REPUBLIKA.CO.ID, Arsip Nasional Republik Indonesia (ANRI) terus memburu dokumen Surat Perintah Sebelas Maret (Supersemar) yang otentik. Bahkan dokumen Supersemar masuk dalam Daftar Pencarian Arsip (DPA) serupa Daftar Pencarian Orang (DPO). Bagaimana hasil perburuan itu?
Direktur Akuisisi ANRI Rudi Anton menyampaikan Supersemar merupakan dokumen penting yang seolah menjadi transfer kekuasaan antara Soekarno kepada Soeharto. Karena itu, ANRI memprioritaskan pencariannya sebagai upaya mewariskan pengetahuan yang utuh pada generasi mendatang.
"Supersemar ini penting karena menentukan pergantian periode pemerintahan. Jadi dasar pergantian kekuasaan. Kami terus berusaha cari, walau kami terus simpan 3 Supersemar beda-beda versinya," kata Rudi pada Republika.co.id saat ditemui di kantor ANRI, Jakarta Selatan pada Jumat (5/3).
Walau begitu, proses pencarian dokumen Supersemar bukanlah hal mudah. ANRI menemui berbagai hambatan.
Misalnya para pihak yang terlibat Supersemar sudah meninggal dunia. Adapun pelaku sejarah Supersemar yang pernah diwawancarai ANRI memilih bungkam.
Amirmachmud, jenderal yang membawa Supersemar dari Bogor ke Jakarta pada 11 Maret 1966 sudah meninggal sebelum sempat ditanyai ANRI. Kemudian M Jusuf, jenderal yang juga membawa Supersemar dengan Amirmachmud memilih bungkam hingga akhir hayat. Ada pula mantan mensesneg Moerdiono yang sempat diwawancarai ANRI, tetapi tidak menunjukkan titik terang.

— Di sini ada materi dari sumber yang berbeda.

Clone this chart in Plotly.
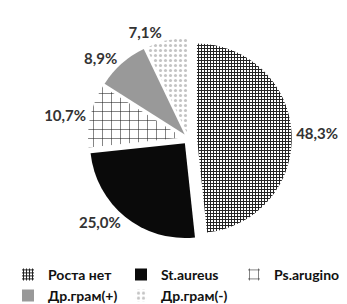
import plotly.graph_objects as go

labels = ["Роста нет", "St.aureus", "Ps.aruginosa", "Др.грам(+)", "Др.грам(-)"]
values = [48.3, 25.0, 10.7, 8.9, 7.1]
text_labels = ["48,3%", "25,0%", "10,7%", "8,9%", "7,1%"]

colors = ["#ffffff", "#0a0a0a", "#ffffff", "#999999", "#e2e2e2"]
pattern_shapes = ["+", "", "+", "", "."]
pattern_fg = ["#222222", "#000000", "#222222", "#000000", "#c4c4c4"]
pattern_size = [3, 8, 9, 8, 5]
pattern_solidity = [0.55, 0.3, 0.12, 0.3, 0.3]

fig = go.Figure(go.Pie(
    labels=labels,
    values=values,
    text=text_labels,
    texttemplate="%{text}",
    textposition="outside",
    sort=False,
    direction="clockwise",
    rotation=0,
    pull=[0.09, 0.06, 0.06, 0.06, 0.06],
    marker=dict(
        colors=colors,
        line=dict(color="#ffffff", width=0),
        pattern=dict(shape=pattern_shapes, fgcolor=pattern_fg,
                     size=pattern_size, solidity=pattern_solidity),
    ),
    outsidetextfont=dict(family="Lato", size=15, color="#333333", weight="bold"),
    domain=dict(x=[0.12, 0.92], y=[0.23, 0.91]),
    hoverinfo="label+percent",
))

fig.update_layout(
    width=347, height=304,
    margin=dict(l=0, r=0, t=0, b=0, autoexpand=False),
    paper_bgcolor="#ffffff",
    plot_bgcolor="#ffffff",
    showlegend=True,
    legend=dict(
        orientation="h",
        x=0.0, xanchor="left",
        y=0.175, yanchor="top",
        font=dict(family="Liberation Sans Narrow, Lato", size=14, color="#111111", weight="bold"),
        entrywidth=68,
        itemwidth=30,
        tracegroupgap=0,
    ),
)

fig.write_html("out.html")
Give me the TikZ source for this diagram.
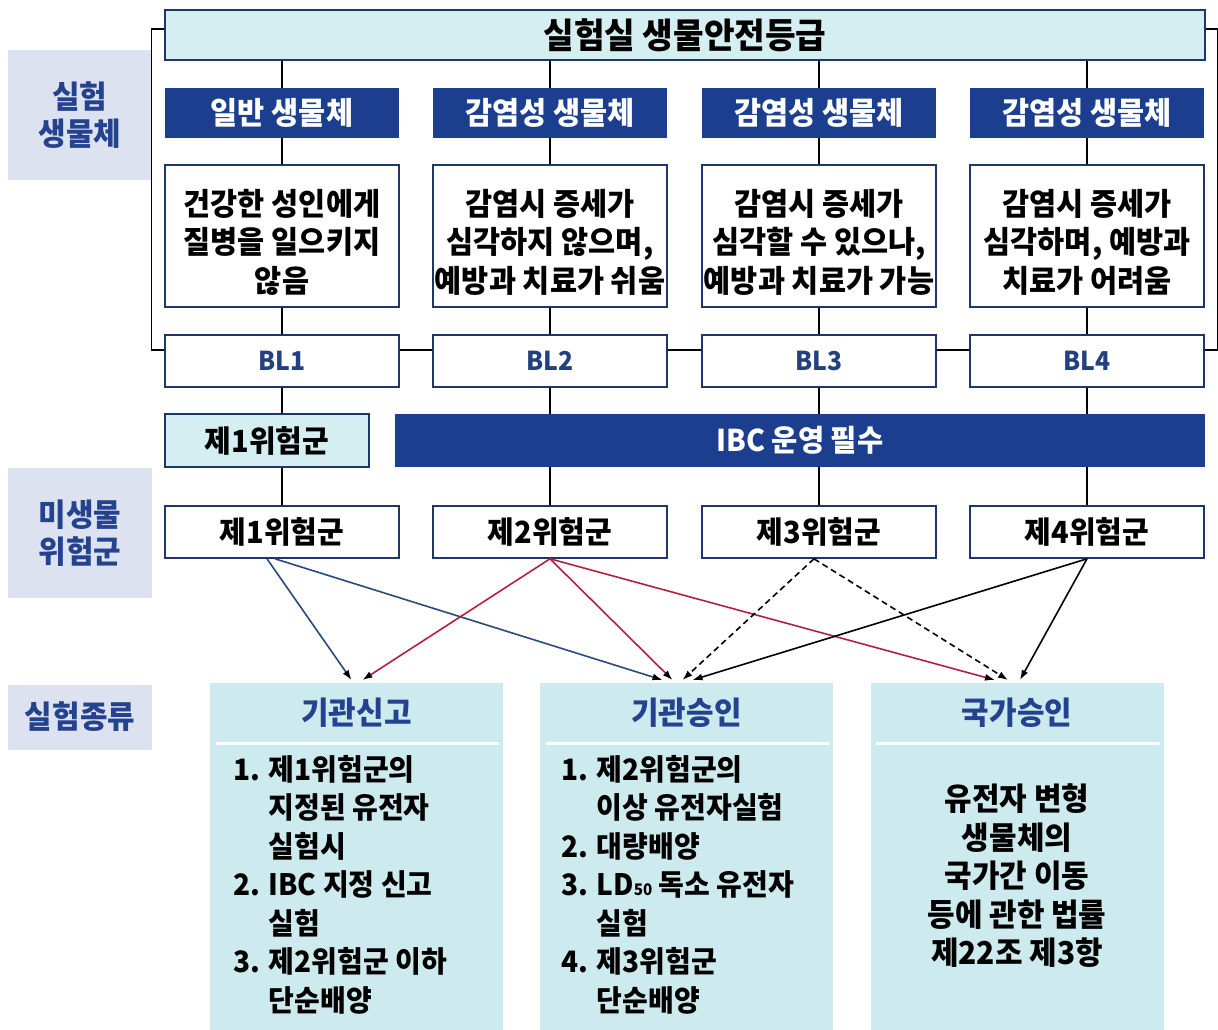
\documentclass[tikz,border=0pt]{standalone}
\usepackage{fontspec}
\setmainfont{Noto Sans CJK KR}[FakeStretch=0.95]
\usetikzlibrary{arrows.meta,calc}
\definecolor{navy}{HTML}{1B3E8F}
\definecolor{lightcyan}{HTML}{D5EEF2}
\definecolor{boxcyan}{HTML}{CDEBEE}
\definecolor{lav}{HTML}{DCE2EF}
\definecolor{labtext}{HTML}{24428E}
\definecolor{border}{HTML}{1E3668}
\definecolor{bltext}{HTML}{23407F}
\definecolor{arrblue}{HTML}{2B4A78}
\definecolor{arrred}{HTML}{B3213F}
\begin{document}
\begin{tikzpicture}[x=1pt,y=-1pt,
  every node/.style={font=\bfseries, inner sep=0pt},
  titlebox/.style={draw=border, line width=1.6pt, fill=lightcyan, minimum width=1040pt, minimum height=50pt, font=\bfseries\fontsize{35}{35}\selectfont},
  hdrbox/.style={fill=navy, text=white, minimum width=234pt, minimum height=50pt, font=\bfseries\fontsize{31}{31}\selectfont},
  descbox/.style={draw=border, line width=1.6pt, fill=white, minimum width=234pt, minimum height=142pt},
  desctext/.style={align=center, font=\bfseries\fontsize{31}{38.5}\selectfont},
  blbox/.style={draw=border, line width=1.6pt, fill=white, minimum width=234pt, minimum height=52pt, text=bltext, font=\bfseries\fontsize{26}{26}\selectfont},
  riskbox/.style={draw=border, line width=1.6pt, fill=white, minimum width=234pt, minimum height=52pt, font=\bfseries\fontsize{30.5}{30.5}\selectfont},
  labbox/.style={fill=lav, text=labtext, align=center, minimum width=144pt, font=\bfseries\fontsize{31.5}{37}\selectfont},
  bottombox/.style={fill=boxcyan, minimum width=293pt, minimum height=347pt, anchor=north},
  bothdr/.style={text=labtext, font=\bfseries\fontsize{31.5}{31.5}\selectfont},
  listtext/.style={align=left, anchor=north west, font=\bfseries\fontsize{29.5}{38.5}\selectfont},
  conn/.style={line width=1.4pt, black},
  arr/.style={line width=1.6pt, -{Latex[length=10pt,width=7pt,color=black]}},
  divider/.style={white, line width=3pt}
]
\useasboundingbox (0,0) rectangle (1218,1030);
\fill[white] (0,0) rectangle (1218,1030);

% left labels
\node[labbox, minimum height=130pt] (L1) at (80,115) {실험\\생물체};
\node[labbox, minimum height=130pt] (L2) at (80,533) {미생물\\위험군};
\node[labbox, minimum height=65pt] (L3) at (80,717) {실험종류};

% title
\node[titlebox] (title) at (685,35) {실험실 생물안전등급};

% headers
\node[hdrbox] (h1) at (282,113) {일반 생물체};
\node[hdrbox] (h2) at (550,113) {감염성 생물체};
\node[hdrbox] (h3) at (819,113) {감염성 생물체};
\node[hdrbox] (h4) at (1087,113) {감염성 생물체};

% descriptions
\node[descbox] (d1) at (282,236) {};
\node[descbox] (d2) at (550,236) {};
\node[descbox] (d3) at (819,236) {};
\node[descbox] (d4) at (1087,236) {};
\node[desctext] (d1t) at (282,242) {건강한 성인에게\\질병을 일으키지\\않음};
\node[desctext] (d2t) at (550,242) {감염시 증세가\\심각하지 않으며,\\예방과 치료가 쉬움};
\node[desctext] (d3t) at (819,242) {감염시 증세가\\심각할 수 있으나,\\예방과 치료가 가능};
\node[desctext] (d4t) at (1087,242) {감염시 증세가\\심각하며, 예방과\\치료가 어려움};

% BL
\node[blbox] (bl1) at (282,361) {BL1};
\node[blbox] (bl2) at (550,361) {BL2};
\node[blbox] (bl3) at (819,361) {BL3};
\node[blbox] (bl4) at (1087,361) {BL4};

% group row
\node[draw=border, line width=1.6pt, fill=lightcyan, minimum width=204pt, minimum height=53pt, font=\bfseries\fontsize{30.5}{30.5}\selectfont] (g1) at (267,440.5) {제1위험군};
\node[fill=navy, text=white, minimum width=810pt, minimum height=53pt, font=\bfseries\fontsize{30}{30}\selectfont] (ibc) at (800,440.5) {IBC 운영 필수};

% risk groups
\node[riskbox] (r1) at (282,532) {제1위험군};
\node[riskbox] (r2) at (550,532) {제2위험군};
\node[riskbox] (r3) at (819,532) {제3위험군};
\node[riskbox] (r4) at (1087,532) {제4위험군};

% vertical connectors
\foreach \i in {1,2,3,4}{
  \draw[conn] (title.south -| h\i) -- (h\i.north);
  \draw[conn] (h\i.south) -- (d\i.north);
  \draw[conn] (d\i.south) -- (bl\i.north);
}
\draw[conn] (bl1.south) -- (g1.north -| bl1);
\draw[conn] (g1.south -| r1) -- (r1.north);
\foreach \i in {2,3,4}{
  \draw[conn] (bl\i.south) -- (ibc.north -| bl\i);
  \draw[conn] (ibc.south -| r\i) -- (r\i.north);
}
% BL links
\draw[conn] ($(bl1.east)+(0,-11)$) -- ($(bl2.west)+(0,-11)$);
\draw[conn] ($(bl2.east)+(0,-11)$) -- ($(bl3.west)+(0,-11)$);
\draw[conn] ($(bl3.east)+(0,-11)$) -- ($(bl4.west)+(0,-11)$);
% brackets
\draw[conn] ($(title.west)+(0,-6)$) -- ++(-13,0) |- ($(bl1.west)+(0,-11)$);
\draw[conn] ($(title.east)+(0,-6)$) -- ++(12,0) |- ($(bl4.east)+(0,-11)$);

% bottom boxes
\node[bottombox] (b1) at (356.5,683) {};
\node[bottombox] (b2) at (686.5,683) {};
\node[bottombox] (b3) at (1017,683) {};
\draw[divider] ($(b1.north west)+(6,60)$) -- ($(b1.north east)+(-4,60)$);
\draw[divider] ($(b2.north west)+(6,60)$) -- ($(b2.north east)+(-4,60)$);
\draw[divider] ($(b3.north west)+(6,60)$) -- ($(b3.north east)+(-4,60)$);
\node[bothdr] (b1h) at (356.5,713) {기관신고};
\node[bothdr] (b2h) at (686.5,713) {기관승인};
\node[bothdr] (b3h) at (1017,713) {국가승인};

\node[listtext] (b1t) at (233,755) {1. 제1위험군의\\\phantom{1. }지정된 유전자\\\phantom{1. }실험시\\2. IBC 지정 신고\\\phantom{1. }실험\\3. 제2위험군 이하\\\phantom{1. }단순배양};
\node[listtext] (b2t) at (561,755) {1. 제2위험군의\\\phantom{1. }이상 유전자실험\\2. 대량배양\\3. LD{\fontsize{16}{16}\selectfont 50} 독소 유전자\\\phantom{1. }실험\\4. 제3위험군\\\phantom{1. }단순배양};
\node[align=center, font=\bfseries\fontsize{31.5}{38.5}\selectfont] (b3t) at (1017,876) {유전자 변형\\생물체의\\국가간 이동\\등에 관한 법률\\제22조 제3항};

% arrow end points
\coordinate (e1a) at ($(b1.north)+(-5,-3)$);
\coordinate (e1b) at ($(b1.north)+(6,-3)$);
\coordinate (e2a) at ($(b2.north)+(-24,-3)$);
\coordinate (e2b) at ($(b2.north)+(-14,-3)$);
\coordinate (e2c) at ($(b2.north)+(-4,-3)$);
\coordinate (e2d) at ($(b2.north)+(6,-3)$);
\coordinate (e3a) at ($(b3.north)+(-22,-3)$);
\coordinate (e3b) at ($(b3.north)+(-9,-3)$);
\coordinate (e3c) at ($(b3.north)+(3,-3)$);

\draw[arr, arrblue] ($(r1.south)+(-15,0)$) -- (e1a);
\draw[arr, arrblue] ($(r1.south)+(-7,0)$) -- (e2a);
\draw[arr, arrred] (r2.south) -- (e1b);
\draw[arr, arrred] (r2.south) -- (e2b);
\draw[arr, arrred] (r2.south) -- (e3a);
\draw[arr, dashed, dash pattern=on 6pt off 4pt] ($(r3.south)+(-5,0)$) -- (e2c);
\draw[arr, dashed, dash pattern=on 6pt off 4pt] ($(r3.south)+(-5,0)$) -- (e3b);
\draw[arr] (r4.south) -- (e2d);
\draw[arr] (r4.south) -- (e3c);
\end{tikzpicture}
\end{document}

"Pernah telusuri arsip Supersemar dengan mendatangi dan minta keterangan dari tokoh-tokoh yang terlibat pada peristiwa itu. Hasilnya jawabannya sama bahwa mereka tidak ketahui keberadaan Supersemar, kami agak sulit menemukan fisik dokumennya sampai saat ini, tapi tentu terus dicari," ujar Rudi.

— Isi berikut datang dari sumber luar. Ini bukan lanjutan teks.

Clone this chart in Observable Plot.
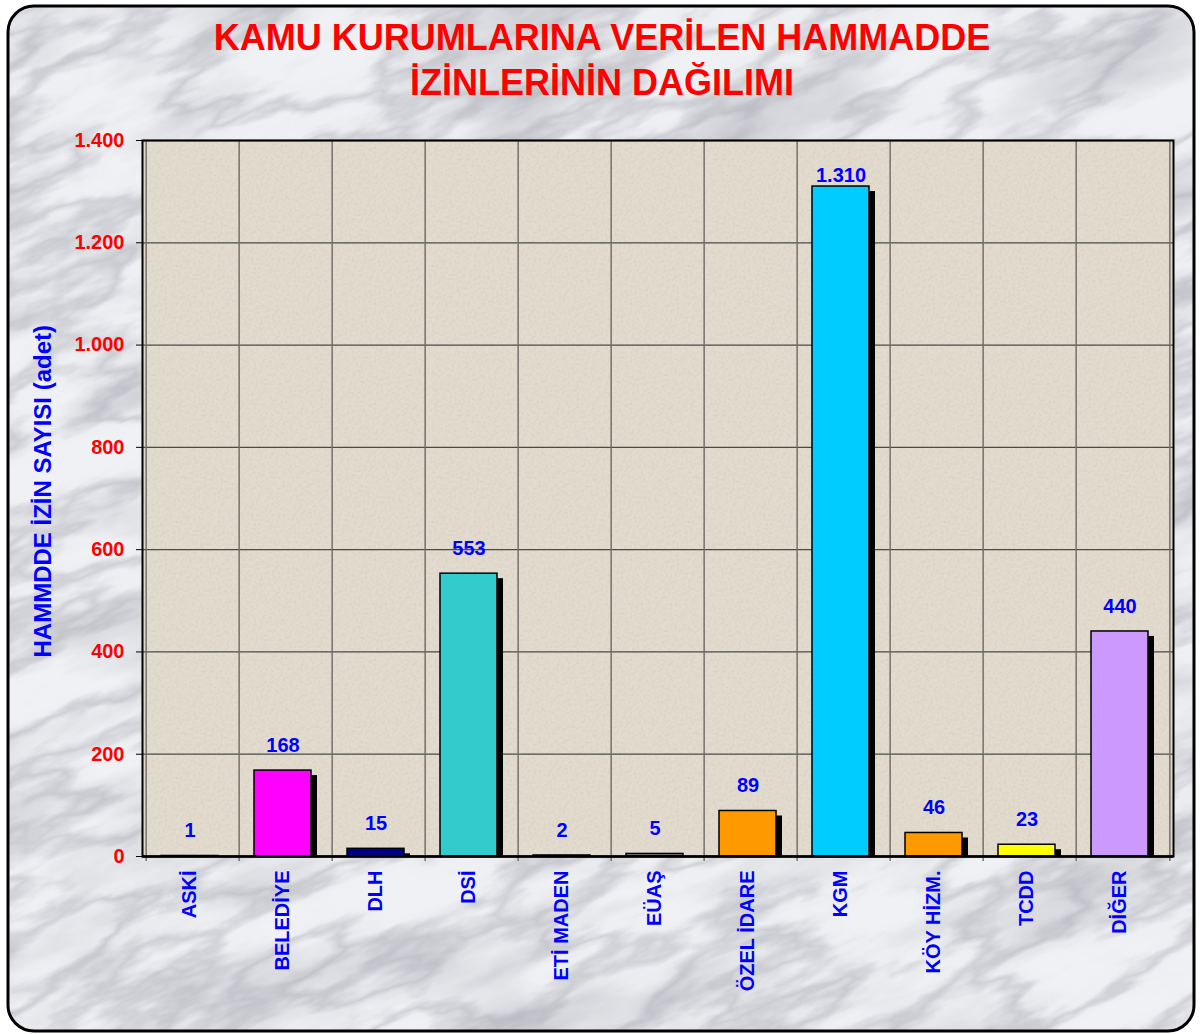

Rudi mendesak agar pihak manapun yang memiliki dokumen Supersemar agar diserahkan ke ANRI. Sebab dokumen itu penting bagi ilmu pengetahuan dan sejarah bangsa.
"Arsip Supersemar itu milik negara, jelas disebut milik negara," tegas Rudi.
Sesuai dengan Undang-Undang No 43 Tahun 2009 tentang kearsipan, bahwa DPA merupakan daftar berisi arsip yang memiliki nilai guna kesejarahan baik yang telah diverifikasi secara langsung maupun tidak langsung oleh lembaga kearsipan dan dicari oleh lembaga kearsipan serta diumumkan kepada publik. Siapapun yang menyimpan dokumen Supersemar untuk pribadinya bisa diganjar sanksi maksimal hukuman penjara selama 10 tahun bagi orang yang tidak menyerahkannya kepada ANRI.
"Kami umumkan mungkin ada pihak yang kuasai secara fisik arsip Supersemar yang asli, UU no 43 tahun 2009, secara eksplisit atur arsip milik negara yang dikuasai siapapun dia itu wajib diserahkan ke ANRI," ucap Rudi.